ClearBox-CCS'15

Transparent Data Deduplication in the Cloud

Venue	Category
CCS'15	Secure Deduplication

Transparent Data Deduplication in the Cloud1. SummaryMotivation of this paperClearBoxImplementation and Evaluation2. Strength (Contributions of the paper)3. Weakness (Limitations of the paper)4. Future Works

1. Summary

Motivation of this paper

For current cloud deduplication system, user does not directly benefit from the storage reducation.

As there is no transparent relation between effective storage costs and the prices offered to the users. the cloud storage service providers charge their customers based on the amount of data that they store - irrespective of the level of data deduplication exhibited by their data.

This paper proposes ClearBox, which enables cloud users to verify the effective storage space that their data is occupying in the cloud, and consequently to check whether they qualify for benefit such as price reductions.

relay on gateway to orchestrate cross-user file-based deduplication provide its users with full transparency on the storage savings exhibited by their users.

Cost reducation estimation There is considerable room for price reductions for those users whose data undergoes considerable deduplication

1561621592254

ClearBox

Why it needs the additional gateway If using a decentralized scheme, it requires interaction among users, and is unlikely to scale as the number of users storing the same data increases.

thus, it argues the gateway is a logically centralized entity. (orchestrate cross-user-file-based deduplication)

System model Time is divided into epochs $E_i$ of equal length. Clients receive from $G$ a list of their files and deduplication pattern at the end of every epoch.

deduplication pattern of a given file: the number of users that store the same deduplicated file in the cloud.

Attest Protocol This operation is executed by the gateway only, it generates a proof of cardinality of a given file ID and an epoch $E$ that attests an upper bound for the number of clients registered to this file within this epoch.
Verify Protocol customers can verify the proof generated by $Attest$ protocol to verify the upper bound on the total number of file users.

Security model

Maliciou users
Rational gateway: the gateway and the storage provider will only deviate from the protocol if such a strategy increases their profit in the system
This paper argues that the achievable security in its case is therefore that of MLE schemes.

guarantees privacy under chosen distribution attacks.

System design

A novel Merkle-tree based cryptographich accumulator which is maintained by the gateway.

accumulate the IDs of the users registered to the same file within the same time epoch.
encode the upper bound on the number of accumulated value, and enable any legitimate client associated to the accumulator to verify this bound.

Oblivious server-aided key generation protocol against brute force search attacks ensures a curious gateway/storage provider cannot acquire the necessary keys to decrypt the file.

sends the bliended hash $h$ to the gateway

Time-Dependent Randomness Ensure the selection of files to which the gateway attests the deduplication pattern is randomly chosen and not precomputed.

Base on bitcoin

Implementation and Evaluation

Implementation

Java, JPBC library, BLS signatures Amazon S3 and Dropbox Gateway: it spawns multiple threads on $G$ 's machine, each thread corresponding to a unique worker handling requests/bills of a given client.
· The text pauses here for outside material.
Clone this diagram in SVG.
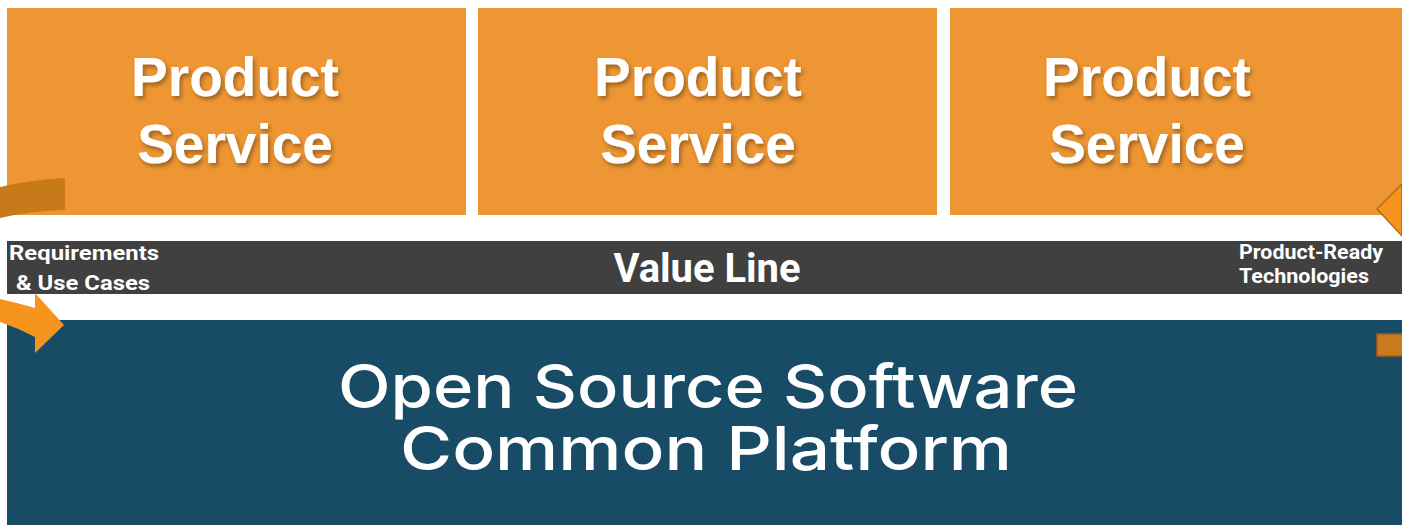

Store the metadata in local MySQL database.

Evaluation Setting: NetEM to shape all traffic exchanged on the networking interfaces. Compared with DupLESS:

key generation overhead (latency)
Proof verification overhead
GET, PUT latency

2. Strength (Contributions of the paper)

This paper proposes a novel cloud storage scheme based on a cryptographich tree-based accumulator to attest in logarithmic time the deduplication patterns of every file stored in the cloud.
For security analysis, this paper shows it can resist against malicious clients and a curious storage provider.

3. Weakness (Limitations of the paper)

this paper is not easy to fully understand.
In this work, it cannot hide the konwledge of file sizes and user access pattern

4. Future Works

This paper mentions a concept, called cardinality-proving accumulator which leverages Merkle tree in order to efficiently provide proofs of membership and (non-public) proofs of maximum set cardinality.
This paper mentions for the key generation process, the BLS signature is faster than RSA signature in DupLESS to compute by the key server. But BLS signature is more expensive to verify by clients

this paper argues the client effort is dominated by hashing the file.